Periodic Reporting for period 2 - CAPSID (Controlling Activity of Lysogenic Phages by Small Molecule Inducers and Dysregulators)

Reporting period: 2022-04-01 to 2023-09-30

The human body is host to an enormous number and diversity of microorganisms. These microorganisms play crucial roles in our body's functions and even how diseases develop. Interestingly, microorganisms have their own natural enemies, which are viruses. Some of these viruses specifically attack bacteria and are called phages. Phages can exist in two different states: while lytic phages actively take over and destroy bacteria, lysogenic phages stay in a quiet and hidden state called prophages, where they become a part of the bacterial cell's genetic blueprint. As the bacteria grow and divide, these prophages are copied and passed along to the new cells. Surprisingly, this process can actually benefit the bacterial population by helping them adapt and survive. But there's a twist! Under certain circumstances, these silent prophages can suddenly wake up and become active. When this happens, they take over the bacterial cell's machinery and start making new virus particles. As a result, the bacterial cell is destroyed, and the newly made viruses go on to infect other healthy cells. In our ERC Consolidator Project CAPSID our team is delving into understanding what controls this transition of phages from their silent, lysogenic state to an active, lytic one. We are curious to find out which chemical substances are involved in this process and if microbial metabolites are capable of inducing prophages in their competitors. We also aim to develop customized small molecules that allow us to selectively control prophage activity. Investigating metabolites involved in prophage induction will give us a better understanding of the chemistry of competitive interactions of bacteria in the human microbiome.

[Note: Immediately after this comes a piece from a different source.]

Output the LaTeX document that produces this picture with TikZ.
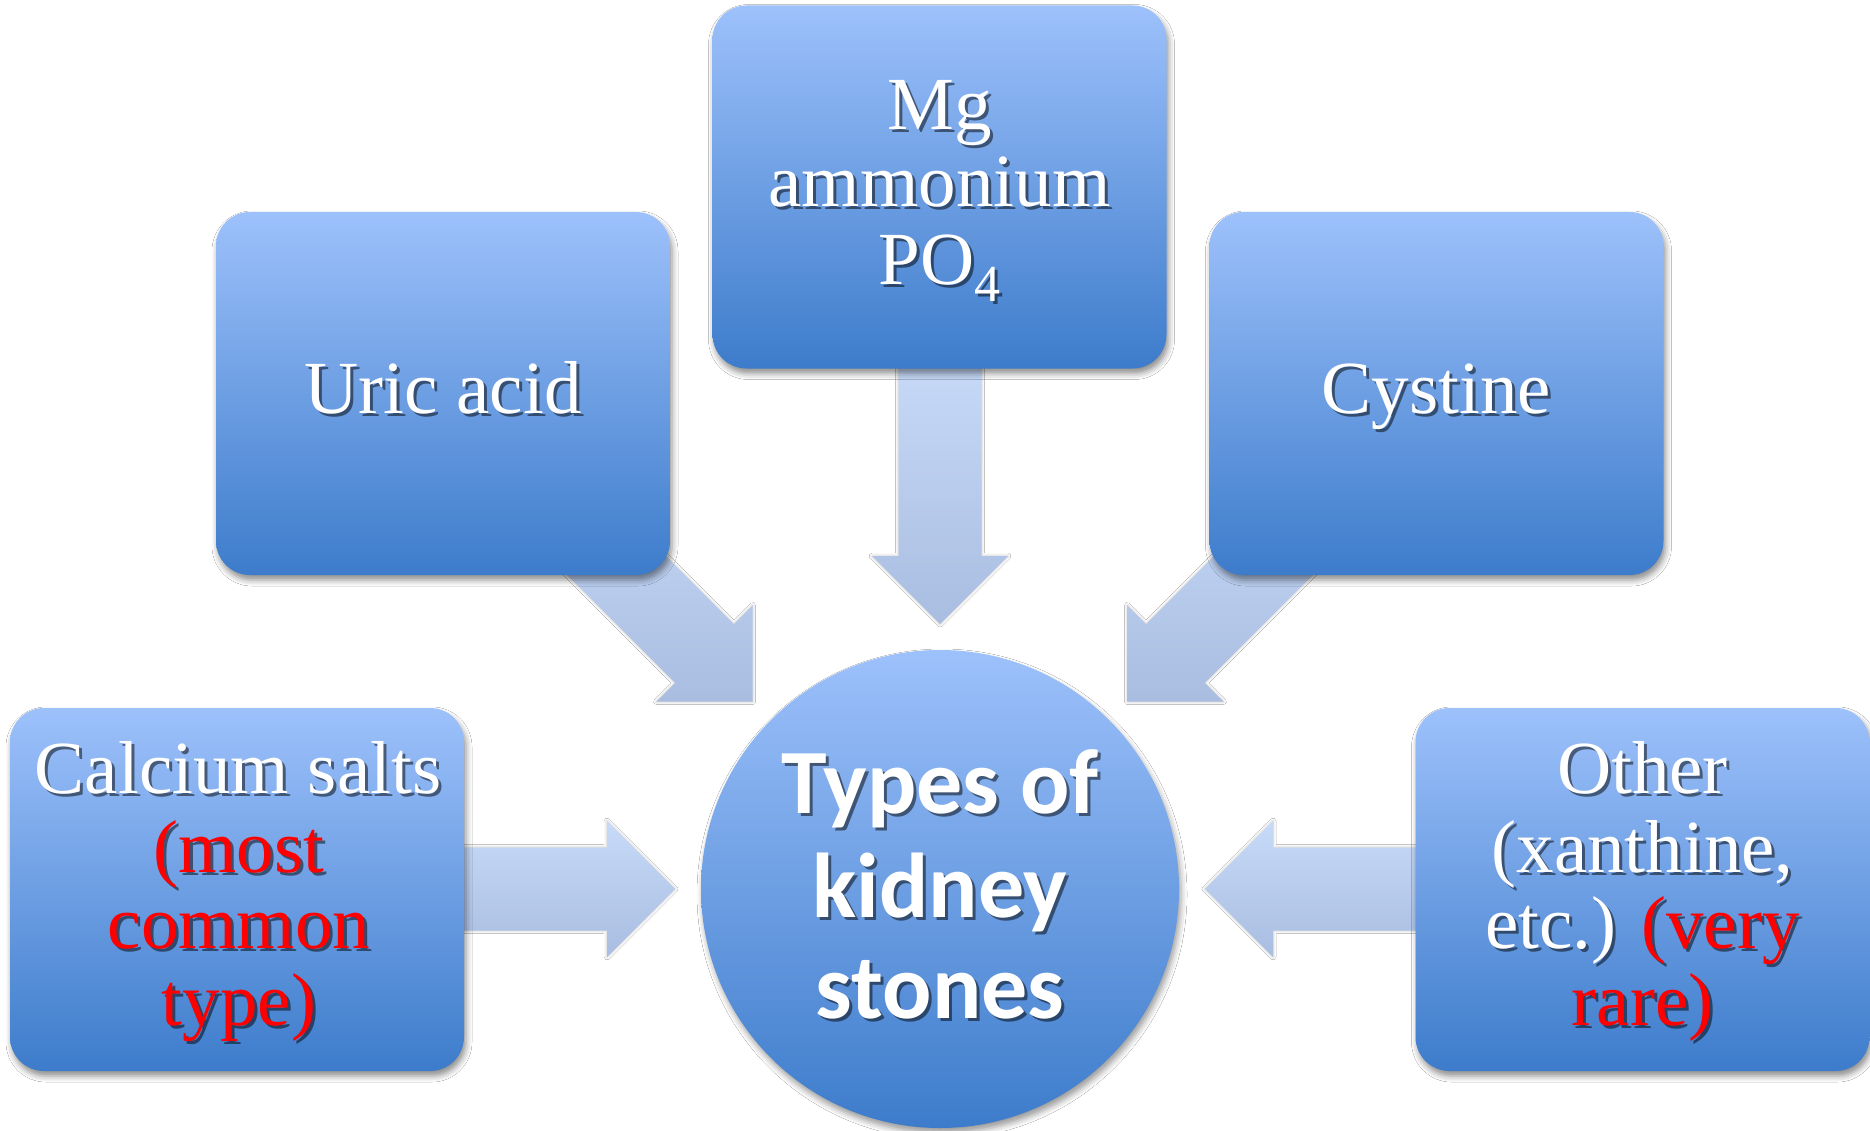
\documentclass[tikz,border=0pt]{standalone}
\usepackage{fontspec}
\newfontfamily\carlito{Carlito}
\newfontfamily\serfont{Liberation Serif}
\usetikzlibrary{shadows.blur,calc}
\definecolor{boxtop}{HTML}{9DC1FB}
\definecolor{boxbot}{HTML}{3D7CCB}
\definecolor{arrtop}{HTML}{C7DAF8}
\definecolor{arrbot}{HTML}{A9BDE1}
\def\hlc{red}
\newcommand\hl[1]{\textcolor{\hlc}{#1}}
\tikzset{
  stonebox/.style={rounded corners=34pt, minimum width=454pt, minimum height=363pt,
    inner sep=0pt, top color=boxtop, bottom color=boxbot, draw=none,
    blur shadow={shadow xshift=2pt, shadow yshift=-5pt, shadow blur radius=6pt, shadow opacity=45}},
  hubcircle/.style={circle, minimum size=478pt, inner sep=0pt, top color=boxtop,
    bottom color=boxbot, draw=none,
    blur shadow={shadow xshift=2pt, shadow yshift=-5pt, shadow blur radius=6pt, shadow opacity=40}},
  fatarrowshape/.style={top color=arrtop, bottom color=arrbot, draw=none,
    blur shadow={shadow xshift=0pt, shadow yshift=0pt, shadow blur radius=3pt, shadow opacity=25}},
  sertext/.style={font=\serfont\fontsize{75}{80}\selectfont, anchor=base, inner sep=0pt},
  hubtext/.style={font=\carlito\bfseries\fontsize{92}{103}\selectfont, anchor=base, inner sep=0pt},
  txtshadow/.style={text=black, text opacity=0.5, xshift=3pt, yshift=-3pt,
    execute at begin node={\def\hlc{black}}},
  txtmain/.style={text=white},
}
% #1 name, #2 style, #3 box node, #4 offset, #5 text
\newcommand\tline[5]{%
  \node[#2,txtshadow] (#1-s) at ([shift={(#4)}]#3.center) {#5};
  \node[#2,txtmain] (#1) at ([shift={(#4)}]#3.center) {#5};}
% #1 tip coordinate, #2 angle, #3 shaft length
\newcommand\fatarrow[3]{%
  \begin{scope}[shift={(#1)}, rotate=#2]
    \path[fatarrowshape] (0,0) -- (-68,68) -- (-68,41.5) -- (-#3,41.5) -- (-#3,-41.5)
      -- (-68,-41.5) -- (-68,-68) -- cycle;
  \end{scope}}
\begin{document}
\begin{tikzpicture}[x=1pt,y=-1pt]
  \fill[white] (0,0) rectangle (1870,1131);
  \useasboundingbox (0,0) rectangle (1870,1131);

  % hub
  \node[hubcircle] (hub) at (940,889) {};
  \tline{hub1}{hubtext}{hub}{0,-76}{Types of}
  \tline{hub2}{hubtext}{hub}{0,28}{kidney}
  \tline{hub3}{hubtext}{hub}{0,129}{stones}

  % tips of the arrows
  \coordinate (tipU) at ($(hub.center)+(-187.4,-187.4)$);
  \coordinate (tipM) at ($(hub.center)+(0,-265)$);
  \coordinate (tipC) at ($(hub.center)+(187.4,-187.4)$);
  \coordinate (tipL) at ($(hub.center)+(-265,0)$);
  \coordinate (tipR) at ($(hub.center)+(265,0)$);

  \fatarrow{tipU}{-45}{300}
  \fatarrow{tipM}{-90}{270}
  \fatarrow{tipC}{-135}{300}
  \fatarrow{tipL}{0}{230}
  \fatarrow{tipR}{180}{230}

  % boxes
  \node[stonebox] (uric) at (443,393.5) {};
  \node[stonebox] (mg) at (939.5,187) {};
  \node[stonebox] (cyst) at (1436.5,393.5) {};
  \node[stonebox] (calc) at (237,889.5) {};
  \node[stonebox] (other) at (1642.5,889.5) {};

  \tline{uric1}{sertext}{uric}{0,19.5}{Uric acid}
  \tline{cyst1}{sertext}{cyst}{0,19.5}{Cystine}

  \tline{mg1}{sertext}{mg}{0,-57}{Mg}
  \tline{mg2}{sertext}{mg}{0,20}{ammonium}
  \tline{mg3}{sertext}{mg}{0,98}{PO\raisebox{-17pt}{\fontsize{52}{52}\selectfont 4}}

  \tline{calc1}{sertext}{calc}{1,-96.5}{Calcium salts}
  \tline{calc2}{sertext}{calc}{2,-17.5}{\hl{(most}}
  \tline{calc3}{sertext}{calc}{2,58.5}{\hl{common}}
  \tline{calc4}{sertext}{calc}{2,135.5}{\hl{type)}}

  \tline{oth1}{sertext}{other}{0,-96.5}{Other}
  \tline{oth2}{sertext}{other}{0,-17.5}{(xanthine,}
  \tline{oth3}{sertext}{other}{0,58.5}{etc.) \hl{(very}}
  \tline{oth4}{sertext}{other}{0,135.5}{\hl{rare)}}
\end{tikzpicture}
\end{document}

Exploiting these metabolites by chemical synthesis and developing customized compounds to control prophage activity will yield important tools for research and may even lead to new ways of tackling bacterial infections, maybe even finding alternatives to antibiotics.
We have screened a large variety of bacterial species and strains of the human microbiome for mutual prophage induction and elucidated the chemical structure of active metabolites. We hereby discovered one compound, pyochelin, which is produced by the bacterium Pseudomonas aeruginosa and triggers the conversion of a prophage, residing in a strain of the species Staphylococcus aureus, from a silent companion into a deadly parasite. Our study also shows that a chemical trigger of prophage induction can exhibit selectivity on species and even phage level. We have also made major steps to unveil the mode of action of pyochelin by biochemical investigations into its mechanism within the cell.
The discovery of pyochelin as species- and prophage selective inducer demonstrates the first known case of microbial interactions between species mediated by prophage inducers. Our study also provides the first evidence that chemical signaling agents can exhibit selectivity for specific phages in a polylysogenic bacterial host strain. We will further elucidate the molecular basis for this unprecedented selectivity and investigate if there are other molecules with prophage inducing activities.